Sunday 19 October 2014

Income inequality - the spanner in the works of economic recovery

Inequality has long been a bother to anybody concerned with social justice. The economic crisis and the subsequent drive for austerity across Europe framed this issue as one of blame for the economic crash, contrasting decreasing benefits with steadily rising wages for top earners in the public and private sector.   The Labour Party took up this issue and ran with the 'cost of living' theme. So far, it has struggled to make much headway with this debate. One reason may be that 'cost of living' implies low wages and rising prices, a pincer movement from both sides that is squeezing family incomes. Whilst this was true for previous economic crises, one element was missing this time round: mortgages. In fact, since 2008, because of the specific constellation of this crisis as one of lack of financial liquidity, central banks pumped large amounts of money into the economy which ensured that mortgages remained low or even tumbled for many house owners after 2008. Anybody on a variable mortgage rate, such as a 'tracker' which shadows the interest rate of the Bank of England, all of a sudden had more cash available at the end of the month. The economic crisis from 2008 to 2012 was a good crisis indeed for those with steady jobs and property.

So, does this mean that the debate about income inequality was a red herring? The historian Thomas Picketty argued that the long term trend in developed countries is worrying indeed as the income generated by assets tends to be larger than that generated by employment (wages). The rift opening up between the two, so Picketty, allows income inequalities to be cemented into the social and economic fabric of Western societies, reducing the chances for social mobility.

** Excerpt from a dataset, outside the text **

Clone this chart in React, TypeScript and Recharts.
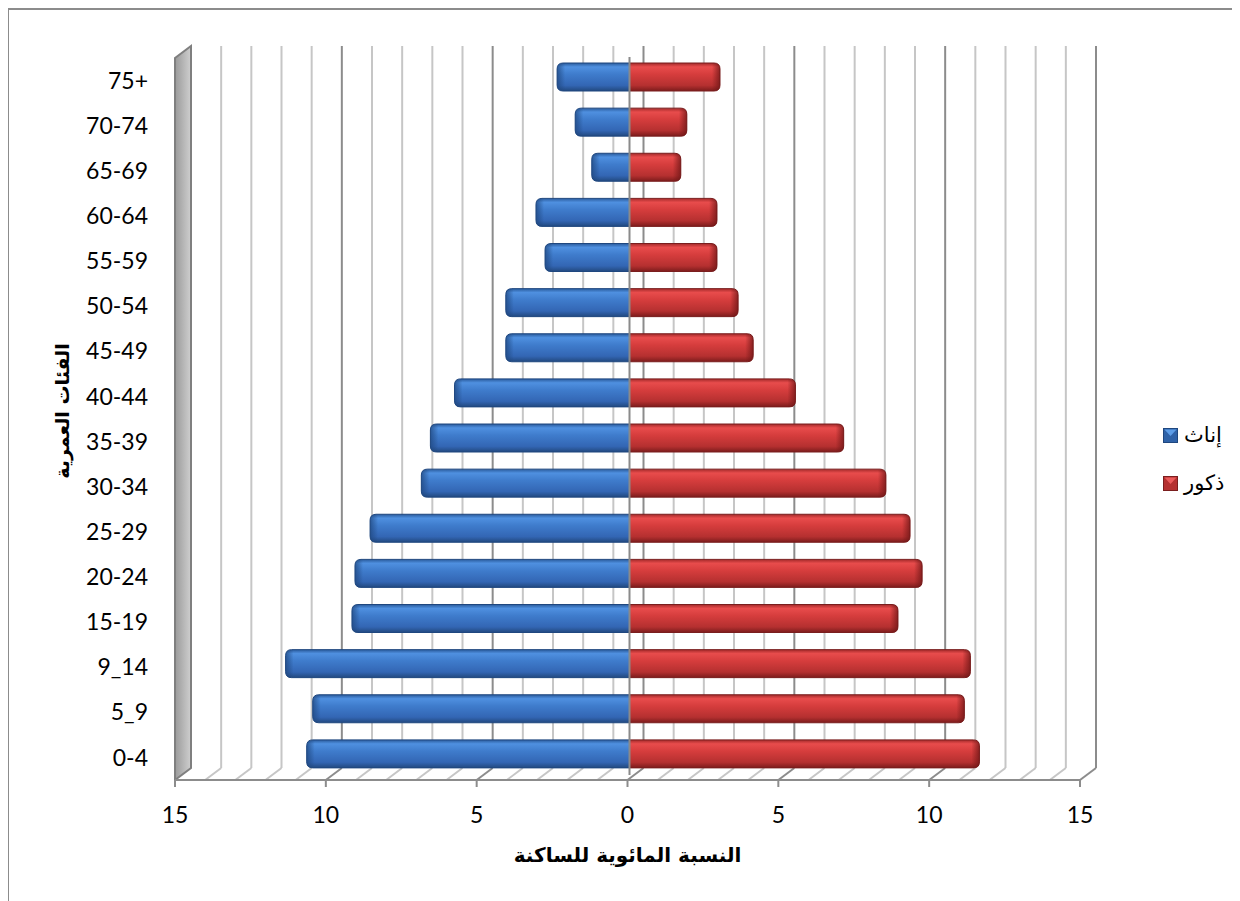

As some have pointed out, Picketty's argument assumes wages lagging consistently behind income generation through assets (such as shares). Something that cannot last forever. In fact, wages are known to lag the economic cycle in any case only for a time, simply by virtue of the fact that investment into production reduces the need for labour and deteriorates employment chances for the work force in the wake of an economic crisis. That does not mean however that wages always fall behind other types of income. On the contrary.

As the economy starts to grow, subsequent shortage of qualified labour often kickstarts aggressive wage negotiations by trade unions. There are some countervailing factors, to be sure. Immigration of skilled workers can temper the drive for higher wages, something Britain has painfully experienced following the accession of Eastern European countries to the EU.

But the concern of eminent economists and political leaders such as Federal Reserve Chair Janet Yellen and the Chief Economist at the Bank of England is that the 'normal' cycle of economic boom, increasing wages and improved confidence and domestic consumption cannot be taken for granted anymore. This is where income inequality becomes a worry beyond the immediate social justice issue. If wages do not rise, consumption will either stay down or will draw on credit, which would set in motion a circle we all wanted to avoid.

The last piece of the jigsaw of impending gloom is the surprise by all economic observers that, contrary to expectations and experiences from previous economic crises, the lack of inflation has prevented a significant reduction of debt, public and private. Which means, as we are starting on the road to a 'normal' economy again, that nothing is normal indeed. If this economic crisis will make it into economic textbooks it will be for its inability to bring about the macro-economic adjustment that was thought to be the main function of economic crises.